## Entries with chart source code
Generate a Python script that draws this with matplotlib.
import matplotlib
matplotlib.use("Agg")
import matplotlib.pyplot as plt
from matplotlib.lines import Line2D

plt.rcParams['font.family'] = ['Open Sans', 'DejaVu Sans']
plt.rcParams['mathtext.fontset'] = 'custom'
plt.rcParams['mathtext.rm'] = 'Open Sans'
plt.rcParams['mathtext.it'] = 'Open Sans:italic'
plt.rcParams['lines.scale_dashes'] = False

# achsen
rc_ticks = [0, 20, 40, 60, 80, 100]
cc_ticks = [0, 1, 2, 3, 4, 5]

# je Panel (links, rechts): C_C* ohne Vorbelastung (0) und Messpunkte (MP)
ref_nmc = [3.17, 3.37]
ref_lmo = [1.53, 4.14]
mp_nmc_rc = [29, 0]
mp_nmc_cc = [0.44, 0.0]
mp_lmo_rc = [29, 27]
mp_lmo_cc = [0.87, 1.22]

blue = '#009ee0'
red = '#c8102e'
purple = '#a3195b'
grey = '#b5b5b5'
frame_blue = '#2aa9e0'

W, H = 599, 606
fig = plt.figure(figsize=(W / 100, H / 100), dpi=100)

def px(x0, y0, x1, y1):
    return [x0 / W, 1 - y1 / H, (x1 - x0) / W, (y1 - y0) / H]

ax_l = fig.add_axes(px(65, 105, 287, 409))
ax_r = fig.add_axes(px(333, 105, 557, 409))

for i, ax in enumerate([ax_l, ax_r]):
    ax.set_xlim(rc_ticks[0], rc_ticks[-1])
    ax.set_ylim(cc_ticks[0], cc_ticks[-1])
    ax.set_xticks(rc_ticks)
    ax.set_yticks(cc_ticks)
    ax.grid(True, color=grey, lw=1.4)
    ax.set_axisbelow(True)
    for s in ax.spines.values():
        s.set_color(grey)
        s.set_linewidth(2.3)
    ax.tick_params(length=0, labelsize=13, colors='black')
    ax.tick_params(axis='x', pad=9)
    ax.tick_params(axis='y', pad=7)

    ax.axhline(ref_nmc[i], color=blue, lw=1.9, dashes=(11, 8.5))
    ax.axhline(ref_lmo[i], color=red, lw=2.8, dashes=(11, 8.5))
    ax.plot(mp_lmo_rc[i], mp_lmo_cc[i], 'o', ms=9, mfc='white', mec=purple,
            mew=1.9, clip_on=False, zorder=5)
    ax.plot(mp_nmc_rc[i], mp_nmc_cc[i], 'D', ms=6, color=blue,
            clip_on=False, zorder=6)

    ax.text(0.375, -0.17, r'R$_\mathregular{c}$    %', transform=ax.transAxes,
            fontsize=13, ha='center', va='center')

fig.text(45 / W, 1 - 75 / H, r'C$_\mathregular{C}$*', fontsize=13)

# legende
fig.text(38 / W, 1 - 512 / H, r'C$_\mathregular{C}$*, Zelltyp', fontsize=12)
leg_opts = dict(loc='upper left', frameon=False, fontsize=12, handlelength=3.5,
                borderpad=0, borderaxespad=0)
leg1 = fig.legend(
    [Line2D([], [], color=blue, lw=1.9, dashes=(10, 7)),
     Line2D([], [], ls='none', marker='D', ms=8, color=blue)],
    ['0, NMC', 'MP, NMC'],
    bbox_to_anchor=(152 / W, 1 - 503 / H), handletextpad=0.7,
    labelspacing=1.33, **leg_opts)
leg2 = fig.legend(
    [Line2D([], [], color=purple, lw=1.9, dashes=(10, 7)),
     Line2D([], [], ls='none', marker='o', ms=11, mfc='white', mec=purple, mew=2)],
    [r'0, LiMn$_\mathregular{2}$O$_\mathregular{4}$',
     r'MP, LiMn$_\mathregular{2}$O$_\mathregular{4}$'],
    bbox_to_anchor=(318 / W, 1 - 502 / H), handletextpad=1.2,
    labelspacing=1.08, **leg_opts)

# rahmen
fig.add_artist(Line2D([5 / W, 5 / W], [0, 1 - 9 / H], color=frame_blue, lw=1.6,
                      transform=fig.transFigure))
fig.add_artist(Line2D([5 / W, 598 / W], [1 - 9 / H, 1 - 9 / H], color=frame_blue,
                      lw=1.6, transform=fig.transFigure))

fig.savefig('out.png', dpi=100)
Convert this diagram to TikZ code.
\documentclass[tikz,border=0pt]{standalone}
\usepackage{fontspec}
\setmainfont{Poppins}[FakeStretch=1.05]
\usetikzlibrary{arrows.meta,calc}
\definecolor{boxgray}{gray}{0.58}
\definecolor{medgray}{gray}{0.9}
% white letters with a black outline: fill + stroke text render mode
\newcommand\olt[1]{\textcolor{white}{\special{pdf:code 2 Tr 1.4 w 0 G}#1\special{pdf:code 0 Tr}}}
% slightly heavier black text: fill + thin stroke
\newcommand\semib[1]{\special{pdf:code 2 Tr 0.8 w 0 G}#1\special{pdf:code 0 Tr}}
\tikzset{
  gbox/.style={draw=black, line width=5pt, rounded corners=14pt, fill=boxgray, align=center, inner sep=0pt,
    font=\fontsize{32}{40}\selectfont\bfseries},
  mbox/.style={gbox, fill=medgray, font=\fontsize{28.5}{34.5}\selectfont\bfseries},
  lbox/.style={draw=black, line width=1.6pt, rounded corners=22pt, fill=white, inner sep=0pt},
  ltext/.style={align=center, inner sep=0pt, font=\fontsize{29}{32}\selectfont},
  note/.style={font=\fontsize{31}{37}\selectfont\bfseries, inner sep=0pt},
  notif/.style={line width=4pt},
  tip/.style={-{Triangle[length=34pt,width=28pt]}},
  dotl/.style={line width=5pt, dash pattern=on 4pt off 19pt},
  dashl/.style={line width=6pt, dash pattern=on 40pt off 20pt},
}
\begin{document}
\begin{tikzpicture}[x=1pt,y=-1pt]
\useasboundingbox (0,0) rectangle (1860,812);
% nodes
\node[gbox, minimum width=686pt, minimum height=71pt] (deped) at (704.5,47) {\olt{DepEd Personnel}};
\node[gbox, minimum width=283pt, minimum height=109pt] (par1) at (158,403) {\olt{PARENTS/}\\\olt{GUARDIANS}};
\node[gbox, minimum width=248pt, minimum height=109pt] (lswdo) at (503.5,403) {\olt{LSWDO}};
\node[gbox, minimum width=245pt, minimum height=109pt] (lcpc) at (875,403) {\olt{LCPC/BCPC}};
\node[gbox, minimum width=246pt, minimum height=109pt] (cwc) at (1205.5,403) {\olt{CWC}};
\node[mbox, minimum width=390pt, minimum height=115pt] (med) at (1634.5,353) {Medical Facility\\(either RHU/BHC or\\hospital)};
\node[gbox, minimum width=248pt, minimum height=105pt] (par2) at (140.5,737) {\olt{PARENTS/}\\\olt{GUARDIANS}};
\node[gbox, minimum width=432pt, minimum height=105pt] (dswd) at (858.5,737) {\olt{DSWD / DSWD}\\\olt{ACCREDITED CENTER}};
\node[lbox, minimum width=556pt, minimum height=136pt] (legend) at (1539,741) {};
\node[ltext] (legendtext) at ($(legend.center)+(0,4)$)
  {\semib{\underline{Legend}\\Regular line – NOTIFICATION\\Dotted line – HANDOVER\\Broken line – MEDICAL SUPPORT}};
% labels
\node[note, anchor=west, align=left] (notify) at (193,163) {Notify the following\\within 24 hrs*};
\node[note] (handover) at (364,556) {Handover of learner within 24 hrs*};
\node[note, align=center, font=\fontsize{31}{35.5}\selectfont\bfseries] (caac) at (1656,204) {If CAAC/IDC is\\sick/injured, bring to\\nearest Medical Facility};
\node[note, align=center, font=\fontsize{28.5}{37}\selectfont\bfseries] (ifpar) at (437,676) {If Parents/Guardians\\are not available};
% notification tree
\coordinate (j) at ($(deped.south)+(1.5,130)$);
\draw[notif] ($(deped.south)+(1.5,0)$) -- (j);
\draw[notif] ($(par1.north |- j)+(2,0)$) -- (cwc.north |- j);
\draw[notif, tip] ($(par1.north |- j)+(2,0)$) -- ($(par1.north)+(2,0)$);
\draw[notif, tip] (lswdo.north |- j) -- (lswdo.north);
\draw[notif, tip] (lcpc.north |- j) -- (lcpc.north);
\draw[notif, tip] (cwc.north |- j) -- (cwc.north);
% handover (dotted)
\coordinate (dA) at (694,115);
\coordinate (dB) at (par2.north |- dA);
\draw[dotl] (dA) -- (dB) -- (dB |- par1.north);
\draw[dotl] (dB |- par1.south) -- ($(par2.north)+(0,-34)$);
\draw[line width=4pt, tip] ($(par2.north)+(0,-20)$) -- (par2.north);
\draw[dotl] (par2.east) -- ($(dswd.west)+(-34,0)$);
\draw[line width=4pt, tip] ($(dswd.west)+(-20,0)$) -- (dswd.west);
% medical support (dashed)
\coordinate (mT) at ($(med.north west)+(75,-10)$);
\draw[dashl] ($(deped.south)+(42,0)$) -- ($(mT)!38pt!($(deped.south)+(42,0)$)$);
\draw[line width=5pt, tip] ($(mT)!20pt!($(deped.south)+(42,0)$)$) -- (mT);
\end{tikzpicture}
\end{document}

## CHALLENGE
Copy, please, every line from the start of the entries down to the line that holds "plt.rcParams['lines.scale_dashes'] = False", with both of those lines included and no others.

## RESULT
Generate a Python script that draws this with matplotlib.
import matplotlib
matplotlib.use("Agg")
import matplotlib.pyplot as plt
from matplotlib.lines import Line2D

plt.rcParams['font.family'] = ['Open Sans', 'DejaVu Sans']
plt.rcParams['mathtext.fontset'] = 'custom'
plt.rcParams['mathtext.rm'] = 'Open Sans'
plt.rcParams['mathtext.it'] = 'Open Sans:italic'
plt.rcParams['lines.scale_dashes'] = False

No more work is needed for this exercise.